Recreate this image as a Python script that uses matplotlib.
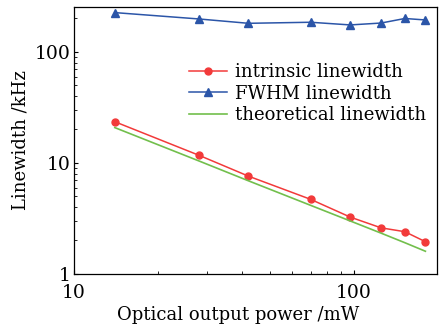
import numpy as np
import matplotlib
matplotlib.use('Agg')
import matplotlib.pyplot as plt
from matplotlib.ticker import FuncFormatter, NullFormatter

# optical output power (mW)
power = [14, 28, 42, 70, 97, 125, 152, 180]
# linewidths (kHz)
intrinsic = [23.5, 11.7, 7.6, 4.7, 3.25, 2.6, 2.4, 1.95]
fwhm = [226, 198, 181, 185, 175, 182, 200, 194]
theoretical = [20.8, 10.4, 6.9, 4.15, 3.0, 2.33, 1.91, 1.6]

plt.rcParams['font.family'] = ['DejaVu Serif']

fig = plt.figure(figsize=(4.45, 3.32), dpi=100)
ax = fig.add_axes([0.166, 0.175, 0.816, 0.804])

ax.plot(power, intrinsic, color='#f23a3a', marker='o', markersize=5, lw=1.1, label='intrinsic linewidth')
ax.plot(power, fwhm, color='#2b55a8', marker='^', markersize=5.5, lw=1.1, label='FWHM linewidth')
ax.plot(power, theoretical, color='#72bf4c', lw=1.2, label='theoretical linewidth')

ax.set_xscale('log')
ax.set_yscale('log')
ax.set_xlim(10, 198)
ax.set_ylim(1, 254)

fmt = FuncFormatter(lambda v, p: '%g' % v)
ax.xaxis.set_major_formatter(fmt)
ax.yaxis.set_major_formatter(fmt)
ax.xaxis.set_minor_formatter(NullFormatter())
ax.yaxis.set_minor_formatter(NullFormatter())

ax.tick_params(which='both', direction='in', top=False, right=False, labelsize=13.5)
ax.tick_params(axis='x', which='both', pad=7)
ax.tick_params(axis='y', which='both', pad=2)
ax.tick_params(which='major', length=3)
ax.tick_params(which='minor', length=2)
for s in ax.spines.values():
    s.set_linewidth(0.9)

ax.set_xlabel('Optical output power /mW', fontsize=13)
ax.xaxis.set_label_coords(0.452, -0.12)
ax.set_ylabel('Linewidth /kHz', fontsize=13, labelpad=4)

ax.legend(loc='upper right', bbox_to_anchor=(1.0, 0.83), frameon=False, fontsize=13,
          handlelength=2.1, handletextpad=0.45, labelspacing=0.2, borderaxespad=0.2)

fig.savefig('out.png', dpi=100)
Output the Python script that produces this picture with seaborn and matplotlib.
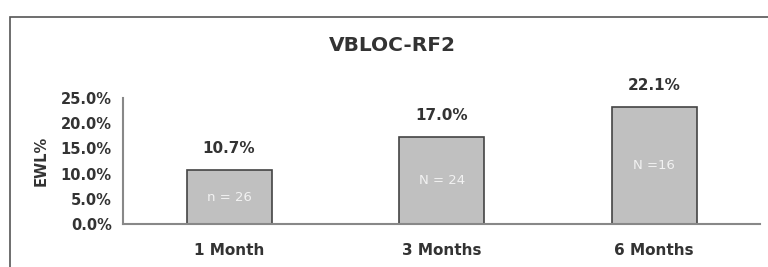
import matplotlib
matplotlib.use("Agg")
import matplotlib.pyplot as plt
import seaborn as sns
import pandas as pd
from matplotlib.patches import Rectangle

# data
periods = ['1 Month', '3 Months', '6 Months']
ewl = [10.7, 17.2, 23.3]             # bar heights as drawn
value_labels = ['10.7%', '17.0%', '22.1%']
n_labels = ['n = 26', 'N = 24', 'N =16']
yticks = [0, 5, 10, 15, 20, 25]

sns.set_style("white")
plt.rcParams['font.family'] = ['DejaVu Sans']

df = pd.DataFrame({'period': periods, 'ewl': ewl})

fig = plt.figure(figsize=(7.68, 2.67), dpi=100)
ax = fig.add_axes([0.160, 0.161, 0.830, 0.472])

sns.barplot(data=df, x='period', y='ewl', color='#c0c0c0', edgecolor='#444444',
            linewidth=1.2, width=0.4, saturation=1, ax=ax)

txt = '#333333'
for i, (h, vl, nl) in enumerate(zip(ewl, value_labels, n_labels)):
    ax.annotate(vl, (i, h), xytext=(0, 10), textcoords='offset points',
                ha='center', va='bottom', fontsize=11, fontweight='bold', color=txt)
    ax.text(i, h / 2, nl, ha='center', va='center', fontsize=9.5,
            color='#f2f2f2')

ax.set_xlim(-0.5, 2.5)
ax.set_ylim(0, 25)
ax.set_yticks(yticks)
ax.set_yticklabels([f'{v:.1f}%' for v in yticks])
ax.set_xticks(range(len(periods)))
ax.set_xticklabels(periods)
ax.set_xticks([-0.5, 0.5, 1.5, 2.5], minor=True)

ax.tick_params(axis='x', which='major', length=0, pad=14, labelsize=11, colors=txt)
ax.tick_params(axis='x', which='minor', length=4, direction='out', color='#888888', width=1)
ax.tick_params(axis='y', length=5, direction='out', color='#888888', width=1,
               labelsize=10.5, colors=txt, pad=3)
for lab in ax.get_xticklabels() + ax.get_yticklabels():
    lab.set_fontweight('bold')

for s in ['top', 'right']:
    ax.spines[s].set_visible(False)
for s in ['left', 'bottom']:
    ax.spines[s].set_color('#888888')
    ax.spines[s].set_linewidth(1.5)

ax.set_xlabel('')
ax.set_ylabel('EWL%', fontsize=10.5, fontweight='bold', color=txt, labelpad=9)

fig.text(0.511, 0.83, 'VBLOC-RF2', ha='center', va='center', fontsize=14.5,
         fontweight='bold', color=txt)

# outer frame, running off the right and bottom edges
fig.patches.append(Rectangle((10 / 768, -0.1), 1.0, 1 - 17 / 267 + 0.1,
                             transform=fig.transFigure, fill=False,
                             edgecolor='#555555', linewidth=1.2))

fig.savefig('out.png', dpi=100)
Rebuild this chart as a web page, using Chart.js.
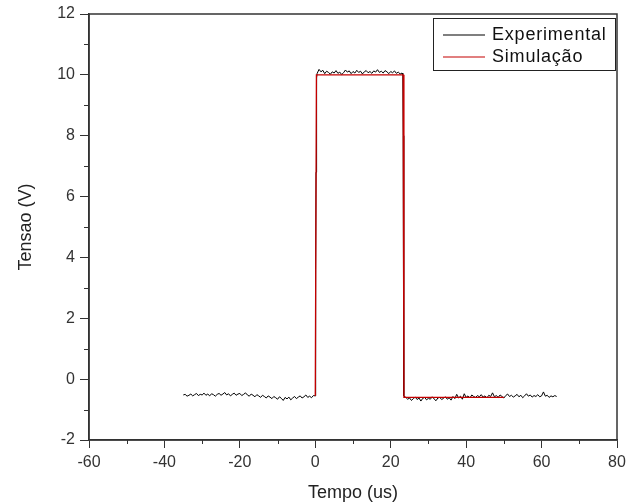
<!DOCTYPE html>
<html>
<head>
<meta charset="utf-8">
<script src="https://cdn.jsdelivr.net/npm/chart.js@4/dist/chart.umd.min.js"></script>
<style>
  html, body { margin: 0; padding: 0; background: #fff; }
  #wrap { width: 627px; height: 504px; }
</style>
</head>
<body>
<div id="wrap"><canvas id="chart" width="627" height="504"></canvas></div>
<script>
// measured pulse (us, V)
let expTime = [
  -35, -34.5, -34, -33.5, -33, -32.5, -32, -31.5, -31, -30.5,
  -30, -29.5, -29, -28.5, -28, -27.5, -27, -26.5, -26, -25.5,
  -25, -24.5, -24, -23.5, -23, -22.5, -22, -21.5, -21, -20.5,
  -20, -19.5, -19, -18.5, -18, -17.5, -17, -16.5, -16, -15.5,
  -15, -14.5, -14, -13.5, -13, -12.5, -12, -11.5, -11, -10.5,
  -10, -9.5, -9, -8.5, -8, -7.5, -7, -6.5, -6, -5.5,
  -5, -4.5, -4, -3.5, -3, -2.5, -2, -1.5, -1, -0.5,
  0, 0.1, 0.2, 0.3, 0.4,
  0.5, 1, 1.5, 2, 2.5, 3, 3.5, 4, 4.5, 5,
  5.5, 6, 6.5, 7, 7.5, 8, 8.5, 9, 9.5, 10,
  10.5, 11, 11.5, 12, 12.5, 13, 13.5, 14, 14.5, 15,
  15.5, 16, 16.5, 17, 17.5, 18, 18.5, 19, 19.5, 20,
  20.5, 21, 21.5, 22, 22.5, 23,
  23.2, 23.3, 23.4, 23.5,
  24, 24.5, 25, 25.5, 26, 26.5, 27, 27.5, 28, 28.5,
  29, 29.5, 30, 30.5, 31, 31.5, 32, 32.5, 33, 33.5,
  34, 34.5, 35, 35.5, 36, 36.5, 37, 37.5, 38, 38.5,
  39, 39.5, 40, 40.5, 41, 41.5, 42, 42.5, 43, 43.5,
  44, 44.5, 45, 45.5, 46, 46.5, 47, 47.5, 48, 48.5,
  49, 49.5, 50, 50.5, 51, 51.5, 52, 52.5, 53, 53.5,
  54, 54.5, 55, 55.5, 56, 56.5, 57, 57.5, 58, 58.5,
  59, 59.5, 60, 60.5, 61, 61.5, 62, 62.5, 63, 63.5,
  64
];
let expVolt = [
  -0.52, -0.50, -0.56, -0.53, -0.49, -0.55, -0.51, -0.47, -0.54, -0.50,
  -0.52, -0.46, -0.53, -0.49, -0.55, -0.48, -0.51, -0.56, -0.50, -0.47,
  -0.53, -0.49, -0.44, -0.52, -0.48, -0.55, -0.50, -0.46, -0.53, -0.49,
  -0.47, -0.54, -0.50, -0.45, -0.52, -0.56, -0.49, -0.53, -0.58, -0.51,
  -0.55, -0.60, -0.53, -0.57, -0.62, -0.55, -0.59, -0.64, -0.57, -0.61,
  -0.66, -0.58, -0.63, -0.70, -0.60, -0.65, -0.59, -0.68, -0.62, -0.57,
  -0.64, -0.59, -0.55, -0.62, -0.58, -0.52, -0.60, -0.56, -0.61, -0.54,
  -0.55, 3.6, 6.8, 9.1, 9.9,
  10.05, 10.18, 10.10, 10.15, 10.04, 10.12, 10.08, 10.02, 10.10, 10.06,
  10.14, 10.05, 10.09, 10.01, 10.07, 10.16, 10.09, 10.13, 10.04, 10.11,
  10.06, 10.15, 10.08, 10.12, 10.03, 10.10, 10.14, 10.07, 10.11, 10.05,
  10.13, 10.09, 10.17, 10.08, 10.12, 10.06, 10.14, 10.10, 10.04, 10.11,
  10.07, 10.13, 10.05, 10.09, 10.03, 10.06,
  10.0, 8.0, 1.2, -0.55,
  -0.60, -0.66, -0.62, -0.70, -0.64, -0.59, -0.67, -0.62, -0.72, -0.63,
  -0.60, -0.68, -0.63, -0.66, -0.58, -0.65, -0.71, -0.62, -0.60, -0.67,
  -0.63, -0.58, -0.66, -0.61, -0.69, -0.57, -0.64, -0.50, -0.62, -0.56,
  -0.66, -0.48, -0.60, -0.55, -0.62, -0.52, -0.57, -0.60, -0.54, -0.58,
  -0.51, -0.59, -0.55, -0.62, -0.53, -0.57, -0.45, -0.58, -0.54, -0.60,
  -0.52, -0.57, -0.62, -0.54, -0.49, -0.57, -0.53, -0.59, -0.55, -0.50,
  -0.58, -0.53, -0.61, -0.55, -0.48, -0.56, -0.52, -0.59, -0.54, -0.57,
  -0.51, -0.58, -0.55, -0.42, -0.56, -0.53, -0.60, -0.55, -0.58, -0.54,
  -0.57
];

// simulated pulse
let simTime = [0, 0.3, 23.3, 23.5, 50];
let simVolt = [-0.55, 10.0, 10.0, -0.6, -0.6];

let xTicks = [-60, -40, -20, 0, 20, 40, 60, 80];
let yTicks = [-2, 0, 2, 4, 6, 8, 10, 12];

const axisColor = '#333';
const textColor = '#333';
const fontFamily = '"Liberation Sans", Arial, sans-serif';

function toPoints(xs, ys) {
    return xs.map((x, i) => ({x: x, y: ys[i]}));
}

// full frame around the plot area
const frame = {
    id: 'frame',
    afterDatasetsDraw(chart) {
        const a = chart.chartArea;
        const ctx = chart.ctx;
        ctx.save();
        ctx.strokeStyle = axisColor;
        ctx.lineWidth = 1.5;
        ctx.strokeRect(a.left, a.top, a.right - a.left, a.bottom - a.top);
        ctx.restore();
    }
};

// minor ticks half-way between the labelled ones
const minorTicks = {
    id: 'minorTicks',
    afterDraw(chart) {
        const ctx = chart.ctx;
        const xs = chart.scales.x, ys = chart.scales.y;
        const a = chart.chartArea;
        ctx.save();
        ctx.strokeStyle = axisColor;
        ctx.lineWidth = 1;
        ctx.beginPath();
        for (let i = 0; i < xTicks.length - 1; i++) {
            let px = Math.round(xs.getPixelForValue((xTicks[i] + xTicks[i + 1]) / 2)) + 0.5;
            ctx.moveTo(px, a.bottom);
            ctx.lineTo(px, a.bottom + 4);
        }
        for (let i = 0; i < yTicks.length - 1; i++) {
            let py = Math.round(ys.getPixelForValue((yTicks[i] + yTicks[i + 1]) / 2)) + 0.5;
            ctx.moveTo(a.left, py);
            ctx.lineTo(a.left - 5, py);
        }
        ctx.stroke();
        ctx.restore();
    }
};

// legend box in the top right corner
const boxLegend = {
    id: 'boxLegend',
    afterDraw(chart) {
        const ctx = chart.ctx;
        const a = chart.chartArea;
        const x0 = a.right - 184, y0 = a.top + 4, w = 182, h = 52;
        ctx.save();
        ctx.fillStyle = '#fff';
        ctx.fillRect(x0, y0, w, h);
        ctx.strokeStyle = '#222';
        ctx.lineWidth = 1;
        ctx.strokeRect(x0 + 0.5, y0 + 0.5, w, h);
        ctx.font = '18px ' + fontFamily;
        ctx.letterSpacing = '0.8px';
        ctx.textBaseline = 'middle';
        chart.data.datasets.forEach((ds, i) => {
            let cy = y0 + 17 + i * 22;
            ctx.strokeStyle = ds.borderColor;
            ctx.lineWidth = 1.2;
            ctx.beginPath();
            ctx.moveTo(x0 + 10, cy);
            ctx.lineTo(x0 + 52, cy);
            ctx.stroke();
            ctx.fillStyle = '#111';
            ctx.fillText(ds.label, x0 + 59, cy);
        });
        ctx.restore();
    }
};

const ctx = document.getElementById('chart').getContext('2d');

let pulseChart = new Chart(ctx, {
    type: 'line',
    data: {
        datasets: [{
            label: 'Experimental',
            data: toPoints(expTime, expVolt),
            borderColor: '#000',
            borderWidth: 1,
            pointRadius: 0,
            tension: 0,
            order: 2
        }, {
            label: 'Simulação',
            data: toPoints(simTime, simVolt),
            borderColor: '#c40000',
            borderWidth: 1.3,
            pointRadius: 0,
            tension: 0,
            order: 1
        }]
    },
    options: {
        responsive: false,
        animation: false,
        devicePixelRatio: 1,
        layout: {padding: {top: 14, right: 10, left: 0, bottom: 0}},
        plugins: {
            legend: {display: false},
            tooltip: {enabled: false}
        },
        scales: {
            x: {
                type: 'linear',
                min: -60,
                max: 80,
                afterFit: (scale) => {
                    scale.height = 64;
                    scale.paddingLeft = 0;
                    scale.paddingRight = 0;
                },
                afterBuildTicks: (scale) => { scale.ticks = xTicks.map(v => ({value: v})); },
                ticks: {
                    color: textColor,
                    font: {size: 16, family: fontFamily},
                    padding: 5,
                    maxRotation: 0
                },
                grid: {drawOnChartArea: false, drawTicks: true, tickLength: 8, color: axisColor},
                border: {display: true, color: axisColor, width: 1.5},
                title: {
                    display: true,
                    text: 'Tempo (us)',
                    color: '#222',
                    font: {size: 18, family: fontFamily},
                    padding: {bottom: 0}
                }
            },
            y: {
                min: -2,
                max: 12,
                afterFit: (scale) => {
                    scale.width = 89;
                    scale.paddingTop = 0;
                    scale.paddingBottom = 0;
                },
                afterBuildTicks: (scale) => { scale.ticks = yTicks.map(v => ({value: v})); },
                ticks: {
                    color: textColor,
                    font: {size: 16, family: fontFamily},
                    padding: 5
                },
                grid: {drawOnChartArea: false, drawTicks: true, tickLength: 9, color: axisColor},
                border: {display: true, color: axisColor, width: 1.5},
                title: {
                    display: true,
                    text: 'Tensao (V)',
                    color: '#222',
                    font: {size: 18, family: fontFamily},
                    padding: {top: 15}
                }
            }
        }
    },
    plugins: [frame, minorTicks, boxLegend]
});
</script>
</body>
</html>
# # # # #
Copy each line that contains the word "seaborn".

### In response
Output the Python script that produces this picture with seaborn and matplotlib.
import seaborn as sns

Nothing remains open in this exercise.